The new addition of opening the debugger in different terminal works much more better. to make it more easy to use i thought of mixing tmux with pudb.
the user will do something like:
from pudb.tmux import set_trace; set_trace("my_session")
it will open new session with the name "my_session" (or "my_sessionX" if "my_session" exist) get its tty and set the pudb to write to this terminal
i'd like to get your comments about it. how do you manage to debug remote processes? will it be valuable for you? is it something worth putting in this repository? new package?
See https://github.com/inducer/pudb/pull/315. The actual code to call tmux was initially in that PR but it was later removed (I wasn't clear why myself).
The prior effort was essentially a shell script mostly unrelated to pudb that would start tmux and print the tty name, which I felt was sufficiently unrelated to not merit inclusion. I would be happy to consider a more automated approach.
I think having it "just work" if it's enabled in the settings could be useful. Even for local debugging when a separate tty PuDB could assumedly avoid switching out of cooked mode and just leave the UI intact when continuing (https://github.com/inducer/pudb/issues/48), since stdout/stderr would just go to the controlling terminal.
Just to put my two cents here: I've been playing around with the PUDB_TTY behavior and I've found this to be the simplest PoC to put it to work:
pudb-client (executed in a new shell, in tmux, in screen...)
#!/bin/sh
trap '' INT
echo "Waiting for server..."
exec perl -MPOSIX -e pause
pudb-server:
#!/bin/sh
echo "Waiting for client..."
tty=
until [ -n "${tty}" ]; do
sleep 1
pid="$(pgrep -xfn 'perl -MPOSIX -e pause')"
[ -n "${pid}" ] && tty="$(ps -o tty= -p "${pid}")"
done
export PUDB_TTY="/dev/${tty}"
exec "${PYINTERP:-python}" -m pudb.run "${@}"
(I don't really like the idea of getting the TTY by constantly polling, but cannot think of a better —portable— way to achieve this. Maybe with sockets and/or FS watchers + temporary files?)
The client could be rewritten in python, instead of relying on the one-liner perl script, to provide:
- Better SIGINT handling. Accidentally closing the debug session with
^Cis a really frustrating experience, but so is not being able to easily finish the client when PuDB quits. - Its own entrypoint in PuDB.

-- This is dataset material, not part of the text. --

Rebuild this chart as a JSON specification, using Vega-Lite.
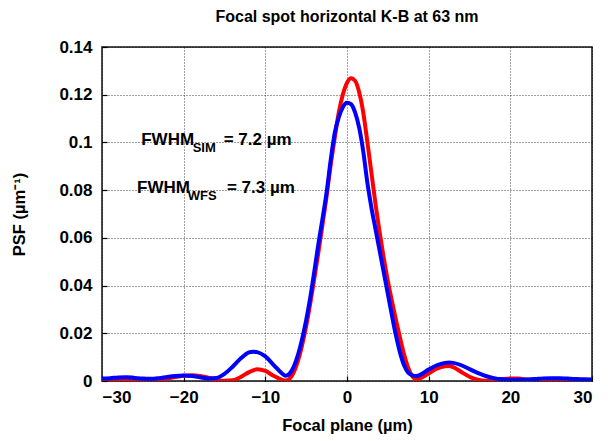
{
  "$schema": "https://vega.github.io/schema/vega-lite/v6.json",
  "autosize": "none",
  "width": 490,
  "height": 334,
  "padding": {"left": 102, "top": 47, "right": 16, "bottom": 60},
  "background": "white",
  "title": {
    "text": "Focal spot horizontal K-B at 63 nm",
    "font": "Liberation Sans",
    "fontSize": 16,
    "fontWeight": "bold",
    "color": "#000",
    "anchor": "middle",
    "baseline": "alphabetic",
    "offset": 0
  },
  "config": {
    "view": {"stroke": "#111", "strokeWidth": 1.5},
    "axis": {
      "labelFont": "Liberation Sans",
      "labelFontWeight": "bold",
      "labelFontSize": 17,
      "labelColor": "#000",
      "titleFont": "Liberation Sans",
      "titleFontWeight": "bold",
      "titleFontSize": 16.5,
      "titleColor": "#000",
      "domain": false,
      "ticks": true,
      "tickSize": -5,
      "tickColor": "#000",
      "tickWidth": 1.2,
      "grid": true,
      "gridColor": "#000",
      "gridOpacity": 0.75,
      "gridDash": [1, 2],
      "gridWidth": 1
    }
  },
  "datasets": {
    "psf": [
      {"x": -30, "v": 0.0006, "s": "SIM"}, {"x": -29, "v": 0.0004, "s": "SIM"}, {"x": -28, "v": 0.0002, "s": "SIM"},
      {"x": -27, "v": 0.0001, "s": "SIM"}, {"x": -26, "v": 0.0000, "s": "SIM"}, {"x": -25, "v": 0.0000, "s": "SIM"},
      {"x": -24, "v": 0.0001, "s": "SIM"}, {"x": -23, "v": 0.0004, "s": "SIM"}, {"x": -22, "v": 0.0010, "s": "SIM"},
      {"x": -21, "v": 0.0017, "s": "SIM"}, {"x": -20, "v": 0.0022, "s": "SIM"}, {"x": -19, "v": 0.0024, "s": "SIM"},
      {"x": -18, "v": 0.0021, "s": "SIM"}, {"x": -17, "v": 0.0014, "s": "SIM"}, {"x": -16, "v": 0.0006, "s": "SIM"},
      {"x": -15, "v": 0.0001, "s": "SIM"}, {"x": -14, "v": 0.0003, "s": "SIM"}, {"x": -13, "v": 0.0017, "s": "SIM"},
      {"x": -12, "v": 0.0037, "s": "SIM"}, {"x": -11, "v": 0.0049, "s": "SIM"}, {"x": -10, "v": 0.0042, "s": "SIM"},
      {"x": -9, "v": 0.0022, "s": "SIM"}, {"x": -8, "v": 0.0006, "s": "SIM"}, {"x": -7.5, "v": 0.0002, "s": "SIM"},
      {"x": -7, "v": 0.0010, "s": "SIM"}, {"x": -6.5, "v": 0.0038, "s": "SIM"}, {"x": -6, "v": 0.0085, "s": "SIM"},
      {"x": -5.5, "v": 0.0150, "s": "SIM"}, {"x": -5, "v": 0.0230, "s": "SIM"}, {"x": -4.5, "v": 0.0325, "s": "SIM"},
      {"x": -4, "v": 0.0430, "s": "SIM"}, {"x": -3.5, "v": 0.0540, "s": "SIM"}, {"x": -3, "v": 0.0655, "s": "SIM"},
      {"x": -2.5, "v": 0.0775, "s": "SIM"}, {"x": -2, "v": 0.0905, "s": "SIM"}, {"x": -1.5, "v": 0.1020, "s": "SIM"},
      {"x": -1, "v": 0.1127, "s": "SIM"}, {"x": -0.5, "v": 0.1202, "s": "SIM"}, {"x": 0, "v": 0.1250, "s": "SIM"},
      {"x": 0.5, "v": 0.1269, "s": "SIM"}, {"x": 1, "v": 0.1258, "s": "SIM"}, {"x": 1.5, "v": 0.1209, "s": "SIM"},
      {"x": 2, "v": 0.1123, "s": "SIM"}, {"x": 2.5, "v": 0.1000, "s": "SIM"}, {"x": 3, "v": 0.0870, "s": "SIM"},
      {"x": 3.5, "v": 0.0740, "s": "SIM"}, {"x": 4, "v": 0.0622, "s": "SIM"}, {"x": 4.5, "v": 0.0515, "s": "SIM"},
      {"x": 5, "v": 0.0420, "s": "SIM"}, {"x": 5.5, "v": 0.0335, "s": "SIM"}, {"x": 6, "v": 0.0255, "s": "SIM"},
      {"x": 6.5, "v": 0.0180, "s": "SIM"}, {"x": 7, "v": 0.0110, "s": "SIM"}, {"x": 7.5, "v": 0.0055, "s": "SIM"},
      {"x": 8, "v": 0.0020, "s": "SIM"}, {"x": 8.5, "v": 0.0008, "s": "SIM"}, {"x": 9, "v": 0.0012, "s": "SIM"},
      {"x": 10, "v": 0.0032, "s": "SIM"}, {"x": 11, "v": 0.0052, "s": "SIM"}, {"x": 12, "v": 0.0062, "s": "SIM"},
      {"x": 12.5, "v": 0.0063, "s": "SIM"}, {"x": 13, "v": 0.0058, "s": "SIM"}, {"x": 14, "v": 0.0038, "s": "SIM"},
      {"x": 15, "v": 0.0018, "s": "SIM"}, {"x": 16, "v": 0.0005, "s": "SIM"}, {"x": 17, "v": 0.0001, "s": "SIM"},
      {"x": 18, "v": 0.0003, "s": "SIM"}, {"x": 19, "v": 0.0008, "s": "SIM"}, {"x": 20, "v": 0.0011, "s": "SIM"},
      {"x": 21, "v": 0.0010, "s": "SIM"}, {"x": 22, "v": 0.0006, "s": "SIM"}, {"x": 23, "v": 0.0002, "s": "SIM"},
      {"x": 24, "v": 0.0000, "s": "SIM"}, {"x": 25, "v": 0.0001, "s": "SIM"}, {"x": 26, "v": 0.0003, "s": "SIM"},
      {"x": 27, "v": 0.0005, "s": "SIM"}, {"x": 28, "v": 0.0005, "s": "SIM"}, {"x": 29, "v": 0.0004, "s": "SIM"},
      {"x": 30, "v": 0.0003, "s": "SIM"},

      {"x": -30, "v": 0.0010, "s": "WFS"}, {"x": -29, "v": 0.0012, "s": "WFS"}, {"x": -28, "v": 0.0015, "s": "WFS"},
      {"x": -27, "v": 0.0016, "s": "WFS"}, {"x": -26, "v": 0.0013, "s": "WFS"}, {"x": -25, "v": 0.0010, "s": "WFS"},
      {"x": -24, "v": 0.0009, "s": "WFS"}, {"x": -23, "v": 0.0012, "s": "WFS"}, {"x": -22, "v": 0.0017, "s": "WFS"},
      {"x": -21, "v": 0.0021, "s": "WFS"}, {"x": -20, "v": 0.0023, "s": "WFS"}, {"x": -19, "v": 0.0021, "s": "WFS"},
      {"x": -18, "v": 0.0016, "s": "WFS"}, {"x": -17, "v": 0.0011, "s": "WFS"}, {"x": -16, "v": 0.0013, "s": "WFS"},
      {"x": -15, "v": 0.0030, "s": "WFS"}, {"x": -14, "v": 0.0060, "s": "WFS"}, {"x": -13, "v": 0.0095, "s": "WFS"},
      {"x": -12, "v": 0.0120, "s": "WFS"}, {"x": -11.5, "v": 0.0123, "s": "WFS"}, {"x": -11, "v": 0.0121, "s": "WFS"},
      {"x": -10, "v": 0.0103, "s": "WFS"}, {"x": -9, "v": 0.0068, "s": "WFS"}, {"x": -8, "v": 0.0033, "s": "WFS"},
      {"x": -7.5, "v": 0.0022, "s": "WFS"}, {"x": -7, "v": 0.0032, "s": "WFS"}, {"x": -6.5, "v": 0.0062, "s": "WFS"},
      {"x": -6, "v": 0.0110, "s": "WFS"}, {"x": -5.5, "v": 0.0175, "s": "WFS"}, {"x": -5, "v": 0.0255, "s": "WFS"},
      {"x": -4.5, "v": 0.0350, "s": "WFS"}, {"x": -4, "v": 0.0460, "s": "WFS"}, {"x": -3.5, "v": 0.0575, "s": "WFS"},
      {"x": -3, "v": 0.0680, "s": "WFS"}, {"x": -2.5, "v": 0.0790, "s": "WFS"}, {"x": -2, "v": 0.0925, "s": "WFS"},
      {"x": -1.5, "v": 0.1040, "s": "WFS"}, {"x": -1, "v": 0.1106, "s": "WFS"}, {"x": -0.5, "v": 0.1148, "s": "WFS"},
      {"x": 0, "v": 0.1166, "s": "WFS"}, {"x": 0.5, "v": 0.1160, "s": "WFS"}, {"x": 1, "v": 0.1125, "s": "WFS"},
      {"x": 1.5, "v": 0.1060, "s": "WFS"}, {"x": 2, "v": 0.0960, "s": "WFS"}, {"x": 2.5, "v": 0.0830, "s": "WFS"},
      {"x": 3, "v": 0.0725, "s": "WFS"}, {"x": 3.5, "v": 0.0635, "s": "WFS"}, {"x": 4, "v": 0.0545, "s": "WFS"},
      {"x": 4.5, "v": 0.0455, "s": "WFS"}, {"x": 5, "v": 0.0365, "s": "WFS"}, {"x": 5.5, "v": 0.0275, "s": "WFS"},
      {"x": 6, "v": 0.0190, "s": "WFS"}, {"x": 6.5, "v": 0.0118, "s": "WFS"}, {"x": 7, "v": 0.0065, "s": "WFS"},
      {"x": 7.5, "v": 0.0035, "s": "WFS"}, {"x": 8, "v": 0.0024, "s": "WFS"}, {"x": 8.5, "v": 0.0021, "s": "WFS"},
      {"x": 9, "v": 0.0027, "s": "WFS"}, {"x": 10, "v": 0.0048, "s": "WFS"}, {"x": 11, "v": 0.0066, "s": "WFS"},
      {"x": 12, "v": 0.0076, "s": "WFS"}, {"x": 12.5, "v": 0.0078, "s": "WFS"}, {"x": 13, "v": 0.0076, "s": "WFS"},
      {"x": 14, "v": 0.0066, "s": "WFS"}, {"x": 15, "v": 0.0050, "s": "WFS"}, {"x": 16, "v": 0.0034, "s": "WFS"},
      {"x": 17, "v": 0.0021, "s": "WFS"}, {"x": 18, "v": 0.0012, "s": "WFS"}, {"x": 19, "v": 0.0007, "s": "WFS"},
      {"x": 20, "v": 0.0005, "s": "WFS"}, {"x": 21, "v": 0.0005, "s": "WFS"}, {"x": 22, "v": 0.0006, "s": "WFS"},
      {"x": 23, "v": 0.0008, "s": "WFS"}, {"x": 24, "v": 0.0011, "s": "WFS"}, {"x": 25, "v": 0.0012, "s": "WFS"},
      {"x": 26, "v": 0.0012, "s": "WFS"}, {"x": 27, "v": 0.0010, "s": "WFS"}, {"x": 28, "v": 0.0008, "s": "WFS"},
      {"x": 29, "v": 0.0007, "s": "WFS"}, {"x": 30, "v": 0.0006, "s": "WFS"}
    ],
    "notes": [
      {"x": -25.2, "y": 0.1, "t": "FWHM", "k": "main"},
      {"x": -18.9, "y": 0.1, "t": "SIM", "k": "sub"},
      {"x": -15.1, "y": 0.1, "t": "= 7.2 µm", "k": "main"},
      {"x": -25.7, "y": 0.08, "t": "FWHM", "k": "main"},
      {"x": -19.5, "y": 0.08, "t": "WFS", "k": "sub"},
      {"x": -14.7, "y": 0.08, "t": "= 7.3 µm", "k": "main"}
    ]
  },
  "layer": [
    {
      "data": {"name": "psf"},
      "mark": {"type": "line", "strokeWidth": 4, "interpolate": "monotone", "clip": true},
      "encoding": {
        "x": {
          "field": "x", "type": "quantitative",
          "scale": {"domain": [-30, 30], "nice": false},
          "axis": {"values": [-30, -20, -10, 0, 10, 20, 30], "title": "Focal plane (µm)", "labelPadding": 13, "titlePadding": 12}
        },
        "y": {
          "field": "v", "type": "quantitative",
          "scale": {"domain": [0, 0.14], "nice": false, "zero": false},
          "axis": {"values": [0, 0.02, 0.04, 0.06, 0.08, 0.1, 0.12, 0.14], "format": "~g", "title": "PSF (µm⁻¹)", "labelPadding": 15, "titlePadding": 31}
        },
        "color": {
          "field": "s", "type": "nominal",
          "scale": {"domain": ["SIM", "WFS"], "range": ["#ff0000", "#0000ff"]},
          "legend": null
        }
      }
    },
    {
      "data": {"name": "notes"},
      "transform": [{"filter": "datum.k === 'main'"}],
      "mark": {"type": "text", "align": "left", "baseline": "middle", "dy": -2, "font": "Liberation Sans", "fontWeight": "bold", "fontSize": 17, "color": "#000"},
      "encoding": {
        "x": {"field": "x", "type": "quantitative"},
        "y": {"field": "y", "type": "quantitative"},
        "text": {"field": "t"}
      }
    },
    {
      "data": {"name": "notes"},
      "transform": [{"filter": "datum.k === 'sub'"}],
      "mark": {"type": "text", "align": "left", "baseline": "middle", "dy": 6, "font": "Liberation Sans", "fontWeight": "bold", "fontSize": 13, "color": "#000"},
      "encoding": {
        "x": {"field": "x", "type": "quantitative"},
        "y": {"field": "y", "type": "quantitative"},
        "text": {"field": "t"}
      }
    }
  ]
}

I've being testing the different approaches with strace, and these two seems to block in the most efficient way:
# Requires a CPython-compatible Python implementation
python -c 'import ctypes; ctypes.CDLL(None).pause()'
# Known to work on Unix but not on Windows
python -c 'import select; select.select([], [], [])'
Hope this helps!
Thanks for investigating and putting this together. The level of automation achieved here is more to my liking, though the grepping through the process list still seems fishy. If we can, we may want to introduce a token into the perl line to clearly identify that the terminal is waiting for a pudb to connect. Also, what happens if you want to have two of those sessions at a time?
Hi @inducer, I'm glad you find interesting this approach :)
I've been thinking about how to improve this process, and I've uploaded a more refined PoC. It uses temporary Unix sockets, so multiple PuDB instances can coexist attached to different clients (pointing to distinct sockets).
Additionally, now the client knows the server PID and can propagate the Ctrl+C signal to start debugging.
Hope you find this useful.
Workflow-wise, I think this looks promising. Thanks for putting it together. If you could turn this into a pull request (e.g. as python -m pudb.server and -m pudb.client?), we could discuss details. Some things to figure out:
- security implications
- naming of the socket (include user name? interpreter version?)
and perhaps a few things I'm missing.